Categories: Market News

Goldman Sachs’ Playbook for Range-Bound Markets: Key Strategies Revealed

Early on Friday, futures for stock indices show optimism, although this could change if the nonfarm payrolls report signals strong wage inflation.

The source of this optimism is a 6% rise in Apple shares after the company reported better-than-expected earnings, provided a positive outlook, and proposed additional share buybacks.

Although Apple’s influence on the broader market has diminished somewhat, its significant weighting in the S&P 500 remains positive for overall market sentiment.

Goldman Sachs’ Global Opportunity Asset Locator team, led by Christian Mueller-Glissmann, remains generally positive about equities. They acknowledge challenges such as persistent inflation in the U.S. and consequent pressure on bond yields but maintain a positive outlook for the year. They believe that equities can still perform well in the late cycle without a recession.

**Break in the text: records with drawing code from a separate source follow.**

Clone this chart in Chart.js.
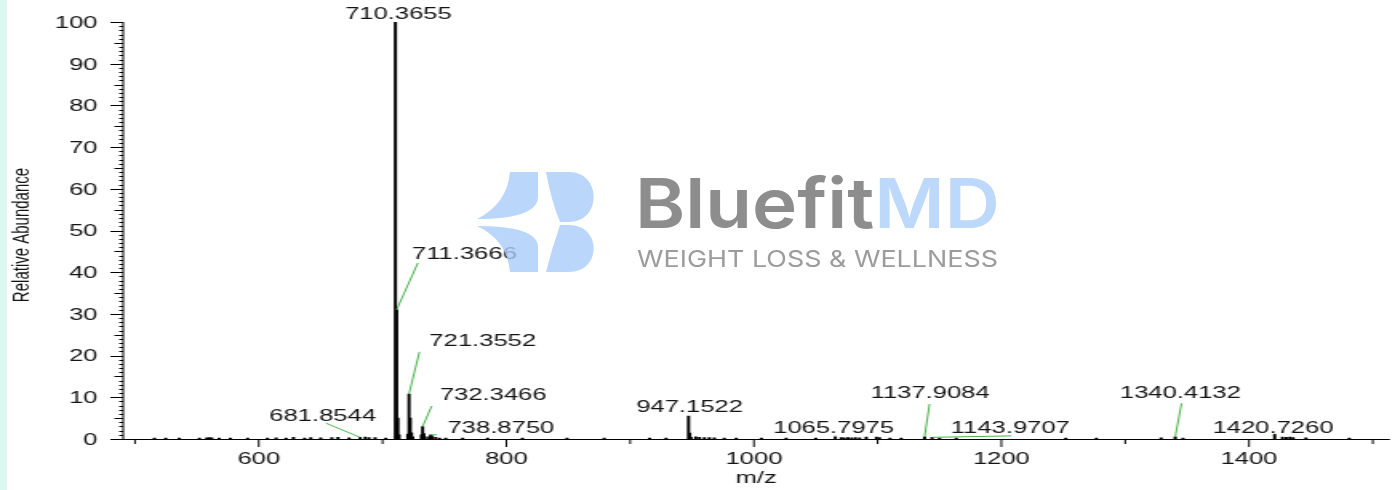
<!DOCTYPE html>
<html>
<head>
<meta charset="utf-8">
<script src="https://cdn.jsdelivr.net/npm/chart.js@4.4.1/dist/chart.umd.min.js"></script>
<style>
  html, body { margin: 0; padding: 0; }
  body { width: 1395px; height: 490px; overflow: hidden; background: #dcf6f0; position: relative; }
  #paper { position: absolute; left: 7px; top: 0; width: 1388px; height: 490px; background: #fff; }
  /* the original picture is stretched sideways, so the chart is drawn narrow and widened */
  #stretch { position: absolute; left: 0; top: 0; width: 872px; height: 490px; transform: scaleX(1.5998); transform-origin: 0 0; }
  #logo { position: absolute; left: 0; top: 0; }
</style>
</head>
<body>
<div id="paper"></div>
<div id="stretch"><canvas id="spectrum" width="872" height="490"></canvas></div>
<canvas id="logo" width="1395" height="490"></canvas>
<script>
// Espectro de masas: m/z y abundancia relativa (%)
const peakMz = [
    515.7, 524.8, 535.8, 552, 558, 560, 562, 568, 577, 591, 607, 614, 622, 628, 637, 642, 650, 659, 664, 673,
    681.8544, 686, 689, 694, 702.6,
    710.3655, 711.3666, 712.37, 713.37, 720.35, 721.3552, 722.36, 723.36, 724.4,
    731.35, 732.3466, 733.35, 734.35, 737.5, 738.8750, 739.38, 740.4, 743, 746, 751,
    764.7, 784.8, 813, 849, 879, 915.7, 929,
    947.1522, 948.15, 949.15, 953, 956, 960, 964, 968, 976, 985.7, 1006, 1026, 1050,
    1065.7975, 1070.6, 1073, 1076, 1079, 1082, 1085.4, 1090.8, 1099, 1101.5, 1110, 1119,
    1137.9084, 1143.9707, 1150, 1163.5, 1252, 1276.7, 1329, 1340.4132, 1346.7,
    1420.7260, 1427, 1430, 1433, 1435.6, 1446, 1481
];
const peakAbund = [
    0.25, 0.2, 0.25, 0.2, 0.3, 0.35, 0.3, 0.2, 0.25, 0.25, 0.25, 0.3, 0.25, 0.4, 0.25, 0.35, 0.3, 0.35, 0.4, 0.3,
    0.4, 0.45, 0.35, 0.35, 0.25,
    100, 31, 5, 1, 1.2, 10.8, 5, 1.5, 0.5,
    1, 3, 1.3, 0.5, 0.5, 1.0, 0.8, 0.5, 0.4, 0.25, 0.25,
    0.2, 0.2, 0.25, 0.2, 0.25, 0.2, 0.25,
    5.5, 1.4, 0.4, 0.5, 0.4, 0.35, 0.35, 0.3, 0.25, 0.25, 0.2, 0.25, 0.25,
    0.5, 0.35, 0.3, 0.35, 0.3, 0.35, 0.3, 0.45, 0.45, 0.35, 0.25, 0.25,
    0.5, 0.4, 0.25, 0.2, 0.25, 0.25, 0.3, 0.5, 0.25,
    1.1, 0.45, 0.4, 0.45, 0.35, 0.3, 0.25
];

// Picos con etiqueta
const labelledMz = [710.3655, 711.3666, 721.3552, 732.3466, 738.8750, 681.8544,
    947.1522, 1065.7975, 1137.9084, 1143.9707, 1340.4132, 1420.7260];

// Ticks de los ejes
const xTickLabels = [600, 800, 1000, 1200, 1400];
const xMinorTicks = [500, 700, 900, 1100, 1300, 1500];
const yTickLabels = [0, 10, 20, 30, 40, 50, 60, 70, 80, 90, 100];
const yMinorTicks = Array.from({ length: 101 }, (_, i) => i);

// Colocación de las etiquetas (centro del texto m/z, línea base, inicio de la guía)
const labelLayout = [
    [712.8, 100.8, null, null],
    [766.1, 43.2, 728.5, 42.2],
    [780.9, 22.3, 729.8, 20.9],
    [789.4, 9.4, 739.7, 7.9],
    [795.6, 1.35, 744.0, 1.0],
    [651.6, 4.4, 654.2, 3.8],
    [948.0, 6.5, null, null],
    [1064.4, 1.35, 1065.8, 0.9],
    [1142.4, 9.75, 1141.9, 8.4],
    [1207.2, 1.35, 1208.0, 0.75],
    [1344.6, 9.75, 1345.5, 8.55],
    [1419.4, 1.4, 1420.7, 1.3]
];

const FONT = '"Liberation Sans", Arial, sans-serif';
const INK = '#141414';
const LEADER = '#46b349';

const spectrumAxes = {
    id: 'spectrumAxes',
    afterDraw(chart) {
        const { ctx, chartArea: a, scales: { x, y } } = chart;
        ctx.save();

        // ejes y marcas
        ctx.strokeStyle = '#000';
        ctx.lineWidth = 1;
        ctx.beginPath();
        ctx.moveTo(a.left + 0.5, a.top);
        ctx.lineTo(a.left + 0.5, a.bottom + 0.5);
        ctx.lineTo(a.right, a.bottom + 0.5);
        yMinorTicks.forEach(v => {
            const py = Math.round(y.getPixelForValue(v)) + 0.5;
            const len = v % 10 === 0 ? 8 : (v % 5 === 0 ? 5.5 : 2.5);
            ctx.moveTo(a.left + 0.5 - len, py);
            ctx.lineTo(a.left + 0.5, py);
        });
        xTickLabels.forEach(v => {
            const px = x.getPixelForValue(v);
            ctx.moveTo(px, a.bottom);
            ctx.lineTo(px, a.bottom + 8);
        });
        xMinorTicks.forEach(v => {
            const px = x.getPixelForValue(v);
            ctx.moveTo(px, a.bottom);
            ctx.lineTo(px, a.bottom + 5);
        });
        ctx.stroke();

        // rótulos de los ticks
        ctx.fillStyle = INK;
        ctx.font = '16px ' + FONT;
        ctx.textAlign = 'right';
        ctx.textBaseline = 'alphabetic';
        yTickLabels.forEach(v => {
            ctx.fillText(String(v), a.left - 15.5, y.getPixelForValue(v) + 5.8);
        });
        ctx.textAlign = 'center';
        xTickLabels.forEach(v => {
            ctx.fillText(String(v), x.getPixelForValue(v), a.bottom + 24.5);
        });

        // títulos de los ejes
        ctx.fillText('m/z', (a.left + a.right) / 2, a.bottom + 44);
        ctx.save();
        ctx.translate(17.5, 235);
        ctx.rotate(-Math.PI / 2);
        ctx.font = '15px ' + FONT;
        ctx.fillText('Relative Abundance', 0, 0);
        ctx.restore();

        // etiquetas de picos y líneas guía
        ctx.font = '16px ' + FONT;
        labelledMz.forEach((mz, i) => {
            const [tx, ty, lx, ly] = labelLayout[i];
            const top = peakAbund[peakMz.indexOf(mz)];
            if (lx !== null) {
                ctx.strokeStyle = LEADER;
                ctx.beginPath();
                ctx.moveTo(x.getPixelForValue(lx), y.getPixelForValue(ly));
                ctx.lineTo(x.getPixelForValue(mz), y.getPixelForValue(top));
                ctx.stroke();
            }
            ctx.fillStyle = INK;
            ctx.fillText(mz.toFixed(4), x.getPixelForValue(tx), y.getPixelForValue(ty));
        });
        ctx.restore();
    }
};

new Chart(document.getElementById('spectrum'), {
    type: 'bar',
    data: {
        datasets: [{
            data: peakMz.map((mz, i) => ({ x: mz, y: peakAbund[i] })),
            backgroundColor: '#000',
            borderWidth: 0,
            barThickness: 1.3
        }]
    },
    options: {
        responsive: false,
        animation: false,
        layout: { padding: { left: 76.5, right: 3.25, top: 22, bottom: 51 } },
        scales: {
            x: { type: 'linear', min: 489.8, max: 1513.8, offset: false, display: false },
            y: { type: 'linear', min: 0, max: 100, display: false }
        },
        plugins: { legend: { display: false }, tooltip: { enabled: false } }
    },
    plugins: [spectrumAxes]
});

// Marca de agua del logotipo (semitransparente sobre el gráfico)
const lg = document.getElementById('logo').getContext('2d');
lg.globalAlpha = 0.8;
lg.fillStyle = '#a9cdfa';
lg.beginPath();
lg.moveTo(510, 172); lg.lineTo(538, 172); lg.lineTo(538, 198);
lg.quadraticCurveTo(536, 219, 477, 219);
lg.quadraticCurveTo(507, 204, 510, 172);
lg.closePath();
lg.moveTo(477, 226);
lg.quadraticCurveTo(536, 226, 538, 246);
lg.lineTo(538, 272); lg.lineTo(510, 272);
lg.quadraticCurveTo(507, 240, 477, 226);
lg.closePath();
lg.moveTo(546, 172); lg.lineTo(569, 172);
lg.bezierCurveTo(602, 172, 602, 222, 569, 222);
lg.lineTo(560, 222);
lg.quadraticCurveTo(551, 200, 546, 172);
lg.closePath();
lg.moveTo(560, 225); lg.lineTo(569, 225);
lg.bezierCurveTo(602, 225, 602, 272, 569, 272);
lg.lineTo(546, 272);
lg.quadraticCurveTo(552, 248, 560, 225);
lg.closePath();
lg.fill();
lg.globalAlpha = 1;

function fitText(ctx, text, left, baseline, width) {
    const w = ctx.measureText(text).width;
    ctx.save();
    ctx.translate(left, baseline);
    ctx.scale(width / w, 1);
    ctx.fillText(text, 0, 0);
    ctx.restore();
}

lg.font = '600 69px Inter, "Open Sans", sans-serif';
const full = lg.measureText('BluefitMD').width;
const k = 365 / full;
lg.fillStyle = '#8d8d8d';
fitText(lg, 'Bluefit', 635, 228, lg.measureText('Bluefit').width * k);
lg.fillStyle = '#bcd8fb';
fitText(lg, 'MD', 635 + lg.measureText('Bluefit').width * k, 228, lg.measureText('MD').width * k);
lg.font = '400 23px Inter, "Open Sans", sans-serif';
lg.fillStyle = '#9c9c9c';
fitText(lg, 'WEIGHT LOSS & WELLNESS', 637, 267, 361);
</script>
</body>
</html>
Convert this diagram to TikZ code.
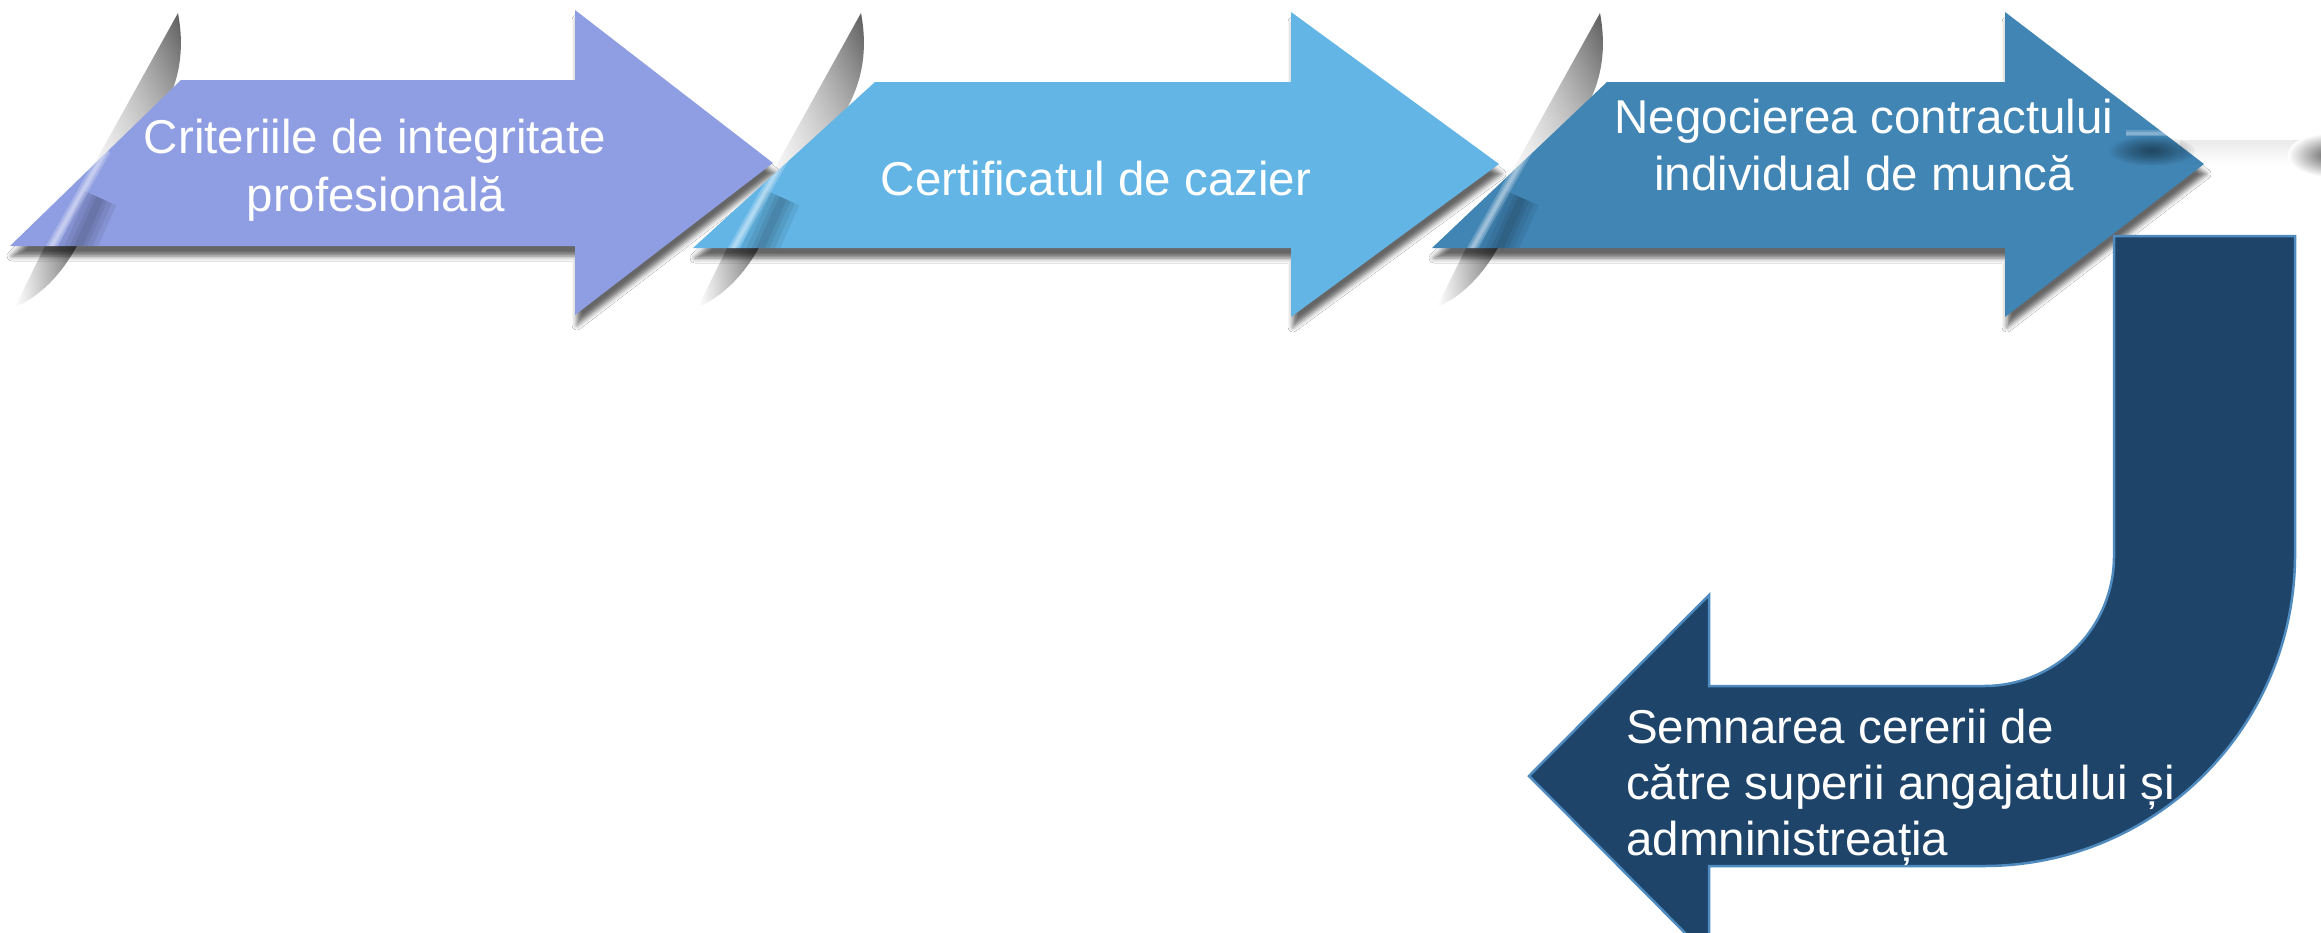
\documentclass[tikz,border=0pt]{standalone}
\usepackage{fontspec}
\setmainfont{Liberation Sans}
\usetikzlibrary{shadows.blur,shadings}
\definecolor{cA}{RGB}{143,158,226}
\definecolor{cB}{RGB}{99,181,230}
\definecolor{cC}{RGB}{65,133,181}
\definecolor{cD}{RGB}{31,68,106}
\definecolor{cDline}{RGB}{79,139,190}
\tikzset{
  lbl/.style={text=white, inner sep=0pt, font=\fontsize{47.5}{57}\selectfont},
  arrowshadow/.style={blur shadow={shadow xshift=2pt, shadow yshift=-10pt, shadow blur radius=5pt, shadow opacity=60}},
  curltop/.style={upper left=white, upper right=black!78, lower left=white, lower right=black!18, opacity=0.85},
  curlbot/.style={upper left=white, upper right=black!72, lower left=white, lower right=black!55, opacity=0.85},
}
\def\pathA{(10,246) -- (181,80) -- (575,80) -- (575,10) -- (773,163) -- (575,315) -- (575,246) -- cycle}
\def\pathB{(693,248) -- (875,82) -- (1291,82) -- (1291,12) -- (1499,164) -- (1291,317) -- (1291,248) -- cycle}
\def\pathC{(1432,248) -- (1607,82) -- (2005,82) -- (2005,12) -- (2204,164) -- (2005,317) -- (2005,248) -- cycle}
\newcommand\curlover{%
  \foreach \w in {8,16,26,36} \draw[black, opacity=0.07, line width=\w] (100,198) -- (74,256);
  \foreach \w in {3,6,10} \draw[white, opacity=0.2, line width=\w] (106,150) -- (46,256);
}
\begin{document}
\begin{tikzpicture}[x=1pt,y=-1pt]
\useasboundingbox (0,0) rectangle (2321,932);
\clip (0,0) rectangle (2321,932);
\fill[white] (0,0) rectangle (2321,932);
% curl streaks behind the arrows
\foreach \dx in {0,683,1422}{
  \begin{scope}[shift={(\dx,0)}]
    \shade[curltop] (178,13) .. controls (184,45) and (182,80) .. (160,115)
      .. controls (140,145) and (120,170) .. (100,195) -- (77,195) -- cycle;
    \shade[curlbot] (48,240) -- (80,240) .. controls (66,268) and (44,295) .. (15,307) -- cycle;
  \end{scope}
}
% arrows
\fill[cA, arrowshadow] \pathA;
\fill[cB, arrowshadow] \pathB;
\fill[cC, arrowshadow] \pathC;
% curl effect over arrows
\begin{scope}
  \clip \pathA;
  \curlover
\end{scope}
\begin{scope}
  \clip \pathB;
  \begin{scope}[shift={(683,0)}]\curlover\end{scope}
\end{scope}
\begin{scope}
  \clip \pathC;
  \begin{scope}[shift={(1422,0)}]\curlover\end{scope}
\end{scope}
% U-turn arrow
\fill[cD, draw=cDline, line width=2.5] (2114,236) -- (2295,236) -- (2295,555)
  arc[start angle=0, end angle=90, radius=311] -- (1709,866) -- (1709,957)
  -- (1529,776) -- (1709,595) -- (1709,686) -- (1984,686)
  arc[start angle=90, end angle=0, radius=130] -- cycle;
% horizontal streak at top right
\foreach \i in {0,...,12} \draw[black, opacity={0.08*(1-\i/12)}, line width=2.3] (2180,141+2*\i) -- (2321,141+2*\i);
\foreach \i in {1,...,12} \fill[black, opacity=0.045] (2152,151) ellipse [x radius={46-3.4*\i}, y radius={16-1.15*\i}];
\shade[inner color=black!62, outer color=white] (2330,155) ellipse [x radius=42, y radius=22];
\begin{scope}
  \clip \pathC;
  \foreach \w in {3,6} \draw[white, opacity=0.2, line width=\w] (2126,133) -- (2200,133);
\end{scope}
% labels
\node[lbl, anchor=base] (t1a) at (375,153) {Criteriile de integritate};
\node[lbl, anchor=base] (t1b) at (376,211) {profesională};
\node[lbl, anchor=base] (t2) at (1096,195) {Certificatul de cazier};
\node[lbl, anchor=base] (t3a) at (1864,133) {Negocierea contractului};
\node[lbl, anchor=base] (t3b) at (1864,190) {individual de muncă};
\node[lbl, anchor=base west] (t4a) at (1626,743) {Semnarea cererii de};
\node[lbl, anchor=base west] (t4b) at (1626,799) {către superii angajatului și};
\node[lbl, anchor=base west] (t4c) at (1626,855) {admninistreația};
\end{tikzpicture}
\end{document}
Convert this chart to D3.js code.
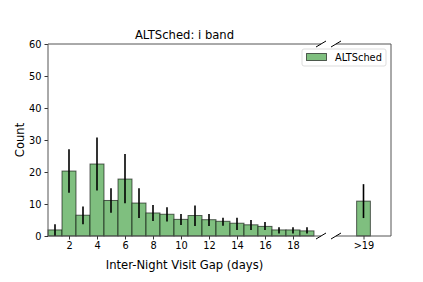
<!DOCTYPE html>
<html>
<head>
<meta charset="utf-8">
<script src="https://cdn.jsdelivr.net/npm/d3@7"></script>
<style>
  body { margin: 0; background: #fff; }
  svg text { font-family: "DejaVu Sans", sans-serif; fill: #000; }
</style>
</head>
<body>
<div id="chart"></div>
<script>
const gaps = [1, 2, 3, 4, 5, 6, 7, 8, 9, 10, 11, 12, 13, 14, 15, 16, 17, 18, 19]
const counts = [1.9, 20.3, 6.5, 22.5, 11.1, 17.8, 10.3, 7.2, 6.8, 5.2, 6.4, 5.1, 4.6, 4.0, 3.5, 3.0, 1.9, 1.9, 1.6]
const errLow = [0, 13.5, 3.7, 14.2, 7.3, 10.2, 5.6, 4.7, 4.5, 3.4, 3.1, 3.1, 3.2, 1.9, 1.9, 1.9, 0.8, 0.8, 0.8]
const errHigh = [3.7, 27.1, 9.2, 30.8, 14.9, 25.6, 14.9, 9.7, 9.0, 6.9, 9.5, 6.9, 5.7, 5.7, 5.0, 4.4, 2.7, 2.7, 2.7]
const tailLabel = ">19"
const tailCount = 10.9
const tailErr = [5.6, 16.2]
const xTicks = [2, 4, 6, 8, 10, 12, 14, 16, 18]
const yTicks = [0, 10, 20, 30, 40, 50, 60]

const width = 423, height = 282
const plotTop = 44, plotBottom = 236
const leftX0 = 48, leftX1 = 321, rightX0 = 336, rightX1 = 391

const svg = d3.select("#chart").append("svg")
    .attr("width", width).attr("height", height)

const y = d3.scaleLinear().domain([0, 60]).range([plotBottom, plotTop])
const xL = d3.scaleLinear().domain([0.5, 20]).range([leftX0, leftX1])
const xR = d3.scaleLinear().domain([18, 22]).range([rightX0, rightX1])

const barFill = "#7fbf7f"
const barEdge = "rgba(0,0,0,0.6)"

// bars left
const data = gaps.map((g, i) => ({ g: g, c: counts[i], lo: errLow[i], hi: errHigh[i] }))

svg.append("g").selectAll("rect")
    .data(data)
    .join("rect")
    .attr("x", d => xL(d.g - 0.5))
    .attr("y", d => y(d.c))
    .attr("width", d => xL(d.g + 0.5) - xL(d.g - 0.5))
    .attr("height", d => y(0) - y(d.c))
    .attr("fill", barFill)
    .attr("stroke", barEdge)
    .attr("stroke-width", 1)

svg.append("g").selectAll("line")
    .data(data)
    .join("line")
    .attr("x1", d => xL(d.g)).attr("x2", d => xL(d.g))
    .attr("y1", d => y(d.lo)).attr("y2", d => y(d.hi))
    .attr("stroke", "#000").attr("stroke-width", 1.6)

// tail bar
svg.append("rect")
    .attr("x", xR(19.5)).attr("y", y(tailCount))
    .attr("width", xR(20.5) - xR(19.5))
    .attr("height", y(0) - y(tailCount))
    .attr("fill", barFill).attr("stroke", barEdge)
svg.append("line")
    .attr("x1", xR(20)).attr("x2", xR(20))
    .attr("y1", y(tailErr[0])).attr("y2", y(tailErr[1]))
    .attr("stroke", "#000").attr("stroke-width", 1.6)

// axes
const yAxis = svg.append("g")
    .attr("transform", `translate(${leftX0},0)`)
    .call(d3.axisLeft(y).tickValues(yTicks).tickSize(3.5).tickPadding(3))
const xAxisL = svg.append("g")
    .attr("transform", `translate(0,${plotBottom})`)
    .call(d3.axisBottom(xL).tickValues(xTicks).tickSize(3.5).tickPadding(3))
const xAxisR = svg.append("g")
    .attr("transform", `translate(0,${plotBottom})`)
    .call(d3.axisBottom(xR).tickValues([20]).tickFormat(() => tailLabel).tickSize(3.5).tickPadding(3))

for (const ax of [yAxis, xAxisL, xAxisR]) {
    ax.select(".domain").remove()
    ax.selectAll("text").style("font-size", "9.8px").attr("fill", "#000")
    ax.selectAll(".tick line").attr("stroke", "#000").attr("stroke-width", 0.8)
}

// spines
const spine = "#555"
const spines = [
    [leftX0, plotTop, leftX0, plotBottom],
    [leftX0, plotTop, leftX1, plotTop],
    [leftX0, plotBottom, leftX1, plotBottom],
    [rightX0, plotTop, rightX1, plotTop],
    [rightX0, plotBottom, rightX1, plotBottom],
    [rightX1, plotTop, rightX1, plotBottom]
]
svg.append("g").selectAll("line")
    .data(spines)
    .join("line")
    .attr("x1", d => d[0]).attr("y1", d => d[1])
    .attr("x2", d => d[2]).attr("y2", d => d[3])
    .attr("stroke", spine).attr("stroke-width", 1)

// break marks
const breaks = [[leftX1, plotTop], [leftX1, plotBottom], [rightX0, plotTop], [rightX0, plotBottom]]
svg.append("g").selectAll("line")
    .data(breaks)
    .join("line")
    .attr("x1", d => d[0] - 5).attr("y1", d => d[1] + 3)
    .attr("x2", d => d[0] + 5).attr("y2", d => d[1] - 3)
    .attr("stroke", "#000").attr("stroke-width", 1)

// title & labels
svg.append("text")
    .attr("x", (leftX0 + leftX1) / 2).attr("y", 39)
    .attr("text-anchor", "middle")
    .style("font-size", "11.6px")
    .text("ALTSched: i band")

svg.append("text")
    .attr("x", (leftX0 + leftX1) / 2).attr("y", 269)
    .attr("text-anchor", "middle")
    .style("font-size", "11.6px")
    .text("Inter-Night Visit Gap (days)")

svg.append("text")
    .attr("transform", `translate(24,${(plotTop + plotBottom) / 2}) rotate(-90)`)
    .attr("text-anchor", "middle")
    .style("font-size", "11.6px")
    .text("Count")

// legend
const lg = svg.append("g").attr("transform", "translate(302,49)")
lg.append("rect")
    .attr("width", 84).attr("height", 17).attr("rx", 2)
    .attr("fill", "rgba(255,255,255,0.8)").attr("stroke", "#ddd")
lg.append("rect")
    .attr("x", 4.5).attr("y", 4.5).attr("width", 20).attr("height", 7)
    .attr("fill", barFill).attr("stroke", barEdge)
lg.append("text")
    .attr("x", 33).attr("y", 12)
    .style("font-size", "9.8px")
    .text("ALTSched")
</script>
</body>
</html>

As a result, Goldman Sachs retains an overweight position on stocks for both short- and long-term horizons, while being underweight on credit. They point to factors like strong profit margins, robust balance sheets, and increased shareholder returns as reasons for the attractiveness of stocks.

However, they caution that equity volatility may persist until inflation decreases and bond market fluctuations stabilize. With monetary policy support waning, they stress the importance of growth to support risk appetite but note that rising bond yields raise the bar for such growth.

To navigate these challenges, Goldman recommends overweighting cash in the short term to reduce portfolio risk amid tighter equity/bond correlations. They anticipate that in the event of a significant stock market correction, assets from money market funds could flow into equities.

Additionally, Goldman suggests overweighting commodities to diversify against geopolitical risks and potential overheating in late-cycle environments. They see opportunities in oil futures due to recent price declines and anticipate higher gold prices driven by central bank purchases and Chinese demand.

Goldman expresses particular confidence in copper and aluminum, citing factors such as a global manufacturing uptick, green transition initiatives, structural supply deficits, and low inventory levels as supportive of their positive outlook on these commodities.